On February 13, 2015 Hanover Township trustees sent a letter to CSX Transportation which outlined concerns about the blocked at-grade rail crossings. On March 16, 2015 a CSX transportation representative sent a formal apology letter, that in part read:

"CSX is working internally across all team functions to improve service for our customers and operational efficiency on the network…In addition, specifically to the circumstances in Hanover Township, CSX Dispatchers and crew members have been briefed and provided directives to not stage trains across the Darrtown Road at-grade crossing. The unique characteristics of that crossing with limited access for residents led to this new internal policy," the letter reads.

But since that letter was received, Butler County Sheriff's Office 911 Dispatch Center has received about a half-dozen calls of stopped trains on Darrtown Road.

Sheriff Jones believes legislation and stiffer fines are the only way to resolve the issue.

"The first time it should be a $10,000 fine, second time, $20,000, then it should jump to $50,000 and the fourth time, somebody should be arrested and go to jail," he said.

Right now, deputies issued citations when a railroad company violates ORC 5589.21, which states they could face a fine at the end of each five minute period of obstruction.
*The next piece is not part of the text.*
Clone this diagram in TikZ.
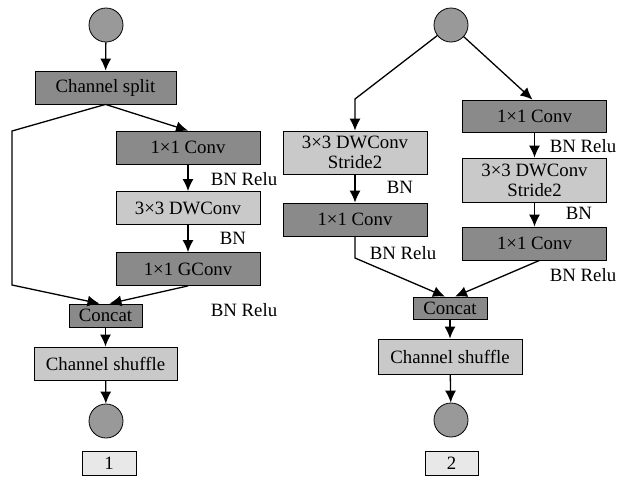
\documentclass[tikz,border=0pt]{standalone}
\usepackage{fontspec}
\setmainfont{Liberation Serif}
\usetikzlibrary{arrows.meta}
\definecolor{darkfill}{gray}{0.54}
\definecolor{lightfill}{gray}{0.79}
\definecolor{dotfill}{gray}{0.60}
\definecolor{tagfill}{gray}{0.91}
\tikzset{
  base/.style={draw=black, line width=0.8pt, inner sep=0pt, align=center,
    font=\rmfamily\fontsize{18.8}{20}\selectfont},
  darkbox/.style={base, fill=darkfill, minimum width=144pt, minimum height=33pt},
  lightbox/.style={base, fill=lightfill, minimum width=144pt, minimum height=33pt},
  tallbox/.style={lightbox, minimum height=44pt},
  catbox/.style={base, fill=darkfill, minimum width=74pt, minimum height=23pt},
  tagbox/.style={base, fill=tagfill, minimum width=54pt, minimum height=24pt},
  dot/.style={circle, draw=black, line width=0.8pt, fill=dotfill, minimum size=34pt, inner sep=0pt},
  note/.style={inner sep=0pt, font=\rmfamily\fontsize{18.8}{20}\selectfont},
  arr/.style={-{Latex[length=12pt,width=11pt]}, line width=1.3pt}
}
\begin{document}
\begin{tikzpicture}[x=1pt, y=-1pt]
\useasboundingbox (0,0) rectangle (628,477);

% ---- block 1 ----
\node[dot] (in1) at (106,25) {};
\node[darkbox, minimum width=141pt] (split) at (105.5,87.5) {Channel split};
\node[darkbox] (c1a) at (188,147.5) {1×1 Conv};
\node[lightbox] (dw1) at (188,208) {3×3 DWConv};
\node[darkbox] (gc1) at (188,269) {1×1 GConv};
\node[catbox, minimum width=73pt] (cat1) at (105.5,315.5) {Concat};
\node[lightbox, minimum width=143pt] (sh1) at (105.5,363.5) {Channel shuffle};
\node[dot] (out1) at (106,421) {};
\node[tagbox] (tag1) at (109,463) {1};

\node[note] (n1a) at (244,179) {BN Relu};
\node[note] (n1b) at (233,238) {BN};
\node[note] (n1c) at (244,310) {BN Relu};

\coordinate (b1) at (12,131);
\coordinate (b2) at (12,285);

\draw[arr] (in1) -- (split);
\draw[arr] (split.south) -- (c1a.north);
\draw[arr] (split.south) -- (b1) -- (b2) -- ([xshift=-6pt]cat1.north);
\draw[arr] (c1a) -- (dw1);
\draw[arr] (dw1) -- (gc1);
\draw[arr] (gc1.south) -- ([xshift=4pt]cat1.north);
\draw[arr] (cat1) -- (sh1);
\draw[arr] (sh1) -- (out1);

% ---- block 2 ----
\node[dot] (in2) at (451,25) {};
\node[tallbox, minimum height=43pt] (dw2l) at (355,152.5) {3×3 DWConv\\Stride2};
\node[darkbox] (c2l) at (355,219.5) {1×1 Conv};
\node[darkbox, minimum height=32pt] (c2a) at (534.5,116) {1×1 Conv};
\node[tallbox] (dw2r) at (534.5,180) {3×3 DWConv\\Stride2};
\node[darkbox] (c2b) at (534.5,243.5) {1×1 Conv};
\node[catbox, minimum height=22pt] (cat2) at (450,308) {Concat};
\node[lightbox, minimum height=35pt] (sh2) at (450,356.5) {Channel shuffle};
\node[dot] (out2) at (451,420) {};
\node[tagbox, minimum width=53pt] (tag2) at (451.5,463) {2};

\node[note] (n2a) at (400,187) {BN};
\node[note] (n2b) at (403,253) {BN Relu};
\node[note] (n2c) at (583,146) {BN Relu};
\node[note] (n2d) at (579,213) {BN};
\node[note] (n2e) at (583,275) {BN Relu};

\coordinate (b3) at (355,99);
\coordinate (b4) at (355,258);

\draw[arr] (in2) -- (b3) -- (dw2l.north);
\draw[arr] (in2) -- ([xshift=-2pt]c2a.north);
\draw[arr] (dw2l) -- (c2l);
\draw[arr] (c2l.south) -- (b4) -- ([xshift=-5pt]cat2.north);
\draw[arr] (c2a) -- (dw2r);
\draw[arr] (dw2r) -- (c2b);
\draw[arr] ([xshift=5pt]c2b.south) -- ([xshift=5pt]cat2.north);
\draw[arr] (cat2) -- (sh2);
\draw[arr] (sh2) -- (out2);
\end{tikzpicture}
\end{document}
However, if the stoppage occurs in the unincorporated area of one of more counties, the county may charge the railroad company with only one violation of the law. In other words, says Wilkens, whether the train is stopped for five minutes or five hours, they only face one citation.

Right now, the fine is $125.

We contacted CSX Transportation about this issue and received the following statement via e-mail:

"Our management team has been working to improve train movements in the Butler County area and throughout the entire operating system. As a result of these efforts, over the past month, many of the issues with blocked crossings in the area have improved; we continue to focus on making additional progress to minimize interruptions to residents and the community. Train crews and dispatchers have been briefed and instructed not to stage trains across the (sic) Darrotown Road at grade crossing.

The efforts to improve fluidity and reduce impacts in the community are ongoing.

We apologize for any disruptions Butler residents are experiencing and will continue to work with state and local officials to update them on our progress.

We encourage residents to call 1-800-232-0144 (1-800-TELL-CSX) to report interruptions caused by trains moving through the community." - Gail Lobin, CSX Corporate Communications.